● **DATA SECTION**:
+ + + +
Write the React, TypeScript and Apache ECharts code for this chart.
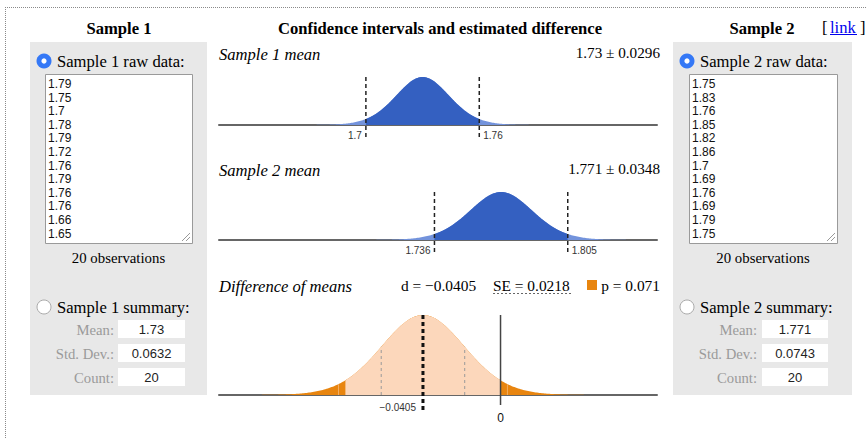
import React, { useEffect, useRef } from "react";
import * as echarts from "echarts";

// ---------- data ----------
const sample1Raw = [1.79, 1.75, 1.7, 1.78, 1.79, 1.72, 1.76, 1.79, 1.76, 1.76, 1.66, 1.65];
const sample2Raw = [1.75, 1.83, 1.76, 1.85, 1.82, 1.86, 1.7, 1.69, 1.76, 1.69, 1.79, 1.75];
const sampleNames = ["Sample 1", "Sample 2"];
const sampleMeans = [1.73, 1.771];
const sampleSDs = [0.0632, 0.0743];
const sampleCounts = [20, 20];
const ciHalfWidths = [0.0296, 0.0348];
const ciTickLabels = [["1.7", "1.76"], ["1.736", "1.805"]];
const diffMean = -0.0405;
const diffSE = 0.0218;
const diffCIHalf = 0.0441;
const pValue = 0.071;
const diffTickLabels = ["\u22120.0405", "0"];
const dfSample = 19;
const dfDiff = 38;
const sampleAxisRange = [1.6237, 1.8524];
const diffAxisRange = [-0.147, 0.0817];

// ---------- style ----------
const SERIF = "'Liberation Serif', 'Times New Roman', serif";
const SANS = "'Liberation Sans', Arial, sans-serif";
const BLUE_DARK = "#3460c1";
const BLUE_LIGHT = "#7393dc";
const ORANGE = "#e8850f";
const PEACH = "#fcd7bb";

function tCurve(mean: number, se: number, df: number, from: number, to: number, n: number) {
  const pts: number[][] = [];
  for (let k = 0; k <= n; k++) {
    const x = from + ((to - from) * k) / n;
    const z = (x - mean) / se;
    pts.push([x, Math.pow(1 + (z * z) / df, -(df + 1) / 2)]);
  }
  return pts;
}
function tHeight(z: number, df: number) {
  return Math.pow(1 + (z * z) / df, -(df + 1) / 2);
}

function txt(x: number, y: number, text: string, font: string, fill = "#000", align = "left", z = 10) {
  return {
    type: "text",
    x,
    y,
    z,
    silent: true,
    style: { text, font, fill, align, textAlign: align, verticalAlign: "middle", textVerticalAlign: "middle" },
  };
}

function sidePanel(i: number, p: any) {
  const raw = i === 0 ? sample1Raw : sample2Raw;
  const els: any[] = [];
  els.push({ type: "rect", z: 1, silent: true, shape: { x: p.panelX, y: 42, width: p.panelW, height: 353 }, style: { fill: "#e8e8e8" } });
  // selected radio
  els.push({ type: "circle", z: 5, silent: true, shape: { cx: p.radioX, cy: 61, r: 7.5 }, style: { fill: "#3478f6" } });
  els.push({ type: "circle", z: 6, silent: true, shape: { cx: p.radioX, cy: 61, r: 2.6 }, style: { fill: "#fff" } });
  els.push(txt(p.textX, 61, `${sampleNames[i]} raw data:`, `16.6px ${SERIF}`));
  // textarea
  els.push({ type: "rect", z: 3, silent: true, shape: { x: p.taX + 0.5, y: 74.5, width: p.taW, height: 169 }, style: { fill: "#fff", stroke: "#9a9a9a", lineWidth: 1 } });
  raw.forEach((v, k) => {
    els.push(txt(p.taX + 3, 84 + k * 13.6, String(v), `12px ${SANS}`, "#111"));
  });
  const gx = p.taX + p.taW - 2;
  els.push({ type: "line", z: 6, silent: true, shape: { x1: gx - 8, y1: 241, x2: gx, y2: 233 }, style: { stroke: "#999", lineWidth: 1 } });
  els.push({ type: "line", z: 6, silent: true, shape: { x1: gx - 4, y1: 241, x2: gx, y2: 237 }, style: { stroke: "#999", lineWidth: 1 } });
  els.push(txt(p.taX + p.taW / 2, 258, `${sampleCounts[i]} observations`, `14.8px ${SERIF}`, "#000", "center"));
  // summary
  els.push({ type: "circle", z: 5, silent: true, shape: { cx: p.radioX, cy: 307, r: 7 }, style: { fill: "#fff", stroke: "#aaa", lineWidth: 1 } });
  els.push(txt(p.textX, 307, `${sampleNames[i]} summary:`, `16.6px ${SERIF}`));
  const labels = ["Mean:", "Std. Dev.:", "Count:"];
  const vals = [String(sampleMeans[i]), String(sampleSDs[i]), String(sampleCounts[i])];
  const ys = [320, 344, 368];
  labels.forEach((l, k) => {
    els.push(txt(p.labelRight, ys[k] + 9.5, l, `14.7px ${SERIF}`, "#9a9a9a", "right"));
    els.push({ type: "rect", z: 3, silent: true, shape: { x: p.boxX, y: ys[k], width: p.boxW, height: 18 }, style: { fill: "#fff" } });
    els.push(txt(p.boxX + p.boxW / 2, ys[k] + 9.5, vals[k], `13px ${SANS}`, "#222", "center"));
  });
  return els;
}

function buildOption() {
  const series: any[] = [];
  for (let s = 0; s < 2; s++) {
    const se = sampleSDs[s] / Math.sqrt(sampleCounts[s]);
    const m = sampleMeans[s];
    const lo = m - ciHalfWidths[s];
    const hi = m + ciHalfWidths[s];
    series.push({
      type: "line", xAxisIndex: s, yAxisIndex: s, silent: true, showSymbol: false, z: 2,
      lineStyle: { width: 0 }, areaStyle: { color: BLUE_LIGHT, opacity: 1 },
      data: tCurve(m, se, dfSample, m - 4.5 * se, m + 4.5 * se, 240),
    });
    series.push({
      type: "line", xAxisIndex: s, yAxisIndex: s, silent: true, showSymbol: false, z: 3,
      lineStyle: { width: 0 }, areaStyle: { color: BLUE_DARK, opacity: 1 },
      data: tCurve(m, se, dfSample, lo, hi, 200),
    });
    series.push({
      type: "custom", xAxisIndex: s, yAxisIndex: s, silent: true, z: 6, clip: false,
      data: [[lo, 0], [hi, 0]],
      renderItem: (params: any, api: any) => {
        const i = params.dataIndex;
        const x = api.value(0);
        const top = api.coord([x, 1]);
        const base = api.coord([x, 0]);
        return {
          type: "group",
          children: [
            { type: "line", shape: { x1: top[0], y1: top[1], x2: top[0], y2: base[1] + 15 }, style: { stroke: "#222", lineWidth: 1.5, lineDash: [4, 3] } },
            {
              type: "text", x: top[0] + (i === 0 ? -4 : 4), y: base[1] + 10,
              style: { text: ciTickLabels[s][i], font: `10px ${SANS}`, fill: "#333", align: i === 0 ? "right" : "left", textAlign: i === 0 ? "right" : "left", verticalAlign: "middle", textVerticalAlign: "middle" },
            },
          ],
        };
      },
    });
  }
  // difference
  series.push({
    type: "line", xAxisIndex: 2, yAxisIndex: 2, silent: true, showSymbol: false, z: 2,
    lineStyle: { width: 0 }, areaStyle: { color: ORANGE, opacity: 1 },
    data: tCurve(diffMean, diffSE, dfDiff, diffMean - 4.5 * diffSE, diffMean + 4.5 * diffSE, 300),
  });
  series.push({
    type: "line", xAxisIndex: 2, yAxisIndex: 2, silent: true, showSymbol: false, z: 3,
    lineStyle: { width: 0 }, areaStyle: { color: PEACH, opacity: 1 },
    data: tCurve(diffMean, diffSE, dfDiff, 2 * diffMean, 0, 200),
  });
  const diffMarks = [
    [diffMean, 0], [0, 0],
    [diffMean - diffSE, 0], [diffMean + diffSE, 0],
    [diffMean - diffCIHalf, 0], [diffMean + diffCIHalf, 0],
  ];
  series.push({
    type: "custom", xAxisIndex: 2, yAxisIndex: 2, silent: true, z: 6, clip: false,
    data: diffMarks,
    renderItem: (params: any, api: any) => {
      const i = params.dataIndex;
      const x = api.value(0);
      const base = api.coord([x, 0]);
      if (i === 0) {
        const top = api.coord([x, 1]);
        return {
          type: "group",
          children: [
            { type: "line", shape: { x1: top[0], y1: top[1], x2: top[0], y2: base[1] + 16 }, style: { stroke: "#111", lineWidth: 3, lineDash: [4, 3] } },
            { type: "text", x: top[0] - 7, y: base[1] + 12, style: { text: diffTickLabels[0], font: `10px ${SANS}`, fill: "#333", align: "right", textAlign: "right", verticalAlign: "middle", textVerticalAlign: "middle" } },
          ],
        };
      }
      if (i === 1) {
        const top = api.coord([x, 1]);
        return {
          type: "group",
          children: [
            { type: "line", shape: { x1: top[0], y1: top[1], x2: top[0], y2: base[1] + 10 }, style: { stroke: "#444", lineWidth: 1.5 } },
            { type: "text", x: top[0], y: base[1] + 23, style: { text: diffTickLabels[1], font: `12px ${SANS}`, fill: "#111", align: "center", textAlign: "center", verticalAlign: "middle", textVerticalAlign: "middle" } },
          ],
        };
      }
      const z = (x - diffMean) / diffSE;
      const h = api.coord([x, tHeight(z, dfDiff)]);
      const isSE = i < 4;
      return {
        type: "line",
        shape: { x1: base[0], y1: base[1], x2: base[0], y2: h[1] },
        style: isSE ? { stroke: "#9a9a9a", lineWidth: 1, lineDash: [3, 3] } : { stroke: "#f3ad62", lineWidth: 1 },
      };
    },
  });

  const graphic: any[] = [];
  // dotted frame
  graphic.push({ type: "line", z: 0, silent: true, shape: { x1: 5, y1: 7.5, x2: 866, y2: 7.5 }, style: { stroke: "#8a8a8a", lineWidth: 1, lineDash: [1, 1] } });
  graphic.push({ type: "line", z: 0, silent: true, shape: { x1: 5.5, y1: 7, x2: 5.5, y2: 438 }, style: { stroke: "#8a8a8a", lineWidth: 1, lineDash: [1, 1] } });
  // titles
  graphic.push(txt(119, 28, sampleNames[0], `bold 16.6px ${SERIF}`, "#000", "center"));
  graphic.push(txt(440, 28, "Confidence intervals and estimated difference", `bold 16.6px ${SERIF}`, "#000", "center"));
  graphic.push(txt(762, 28, sampleNames[1], `bold 16.6px ${SERIF}`, "#000", "center"));
  graphic.push(txt(822, 27, "[", `16.6px ${SERIF}`));
  graphic.push(txt(830, 27, "link", `16.6px ${SERIF}`, "#0000ee"));
  graphic.push({ type: "line", z: 10, silent: true, shape: { x1: 830, y1: 34.5, x2: 857, y2: 34.5 }, style: { stroke: "#0000ee", lineWidth: 1 } });
  graphic.push(txt(860, 27, "]", `16.6px ${SERIF}`));
  // side panels
  graphic.push(...sidePanel(0, { panelX: 30, panelW: 177, radioX: 44, textX: 57, taX: 45, taW: 147, labelRight: 114, boxX: 118, boxW: 67 }));
  graphic.push(...sidePanel(1, { panelX: 673, panelW: 179, radioX: 687, textX: 700, taX: 689, taW: 148, labelRight: 757, boxX: 762, boxW: 66 }));
  // middle headings
  graphic.push(txt(219, 54, `${sampleNames[0]} mean`, `italic 16.6px ${SERIF}`));
  graphic.push(txt(660, 52, `${sampleMeans[0]} \u00b1 ${ciHalfWidths[0]}`, `15.2px ${SERIF}`, "#000", "right"));
  graphic.push(txt(219, 170, `${sampleNames[1]} mean`, `italic 16.6px ${SERIF}`));
  graphic.push(txt(660, 168, `${sampleMeans[1]} \u00b1 ${ciHalfWidths[1]}`, `15.2px ${SERIF}`, "#000", "right"));
  graphic.push(txt(219, 286, "Difference of means", `italic 16.6px ${SERIF}`));
  graphic.push(txt(401, 285, `d = \u2212${Math.abs(diffMean)}`, `15.4px ${SERIF}`));
  graphic.push(txt(493, 285, `SE = ${diffSE}`, `15.4px ${SERIF}`));
  graphic.push({ type: "line", z: 10, silent: true, shape: { x1: 493, y1: 293.5, x2: 571, y2: 293.5 }, style: { stroke: "#666", lineWidth: 1, lineDash: [2, 2] } });
  graphic.push({ type: "rect", z: 10, silent: true, shape: { x: 587, y: 280, width: 10, height: 10 }, style: { fill: ORANGE } });
  graphic.push(txt(660, 285, `p = ${pValue}`, `15.4px ${SERIF}`, "#000", "right"));

  const axisCommon = {
    type: "value",
    axisLine: { show: true, onZero: false, lineStyle: { color: "#666", width: 2 } },
    axisTick: { show: false },
    axisLabel: { show: false },
    splitLine: { show: false },
  };
  return {
    animation: false,
    backgroundColor: "#fff",
    grid: [
      { left: 219, top: 77, width: 438, height: 48 },
      { left: 219, top: 192, width: 438, height: 48 },
      { left: 219, top: 315, width: 438, height: 80 },
    ],
    xAxis: [
      { ...axisCommon, gridIndex: 0, min: sampleAxisRange[0], max: sampleAxisRange[1] },
      { ...axisCommon, gridIndex: 1, min: sampleAxisRange[0], max: sampleAxisRange[1] },
      { ...axisCommon, gridIndex: 2, min: diffAxisRange[0], max: diffAxisRange[1] },
    ],
    yAxis: [0, 1, 2].map((g) => ({ type: "value", gridIndex: g, min: 0, max: 1, show: false })),
    series,
    graphic,
  };
}

export default function App() {
  const ref = useRef<HTMLDivElement>(null);
  useEffect(() => {
    if (!ref.current) return;
    const chart = echarts.init(ref.current, undefined, { renderer: "svg" });
    chart.setOption(buildOption() as any);
    return () => chart.dispose();
  }, []);
  return <div ref={ref} style={{ position: "absolute", left: 0, top: 0, width: 866, height: 438 }} />;
}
+ + + +
Only the lines from the start of the material through the line containing "import * as" should be transcribed. Pictures stay out.

Write the React, TypeScript and Apache ECharts code for this chart.
import React, { useEffect, useRef } from "react";
import * as echarts from "echarts";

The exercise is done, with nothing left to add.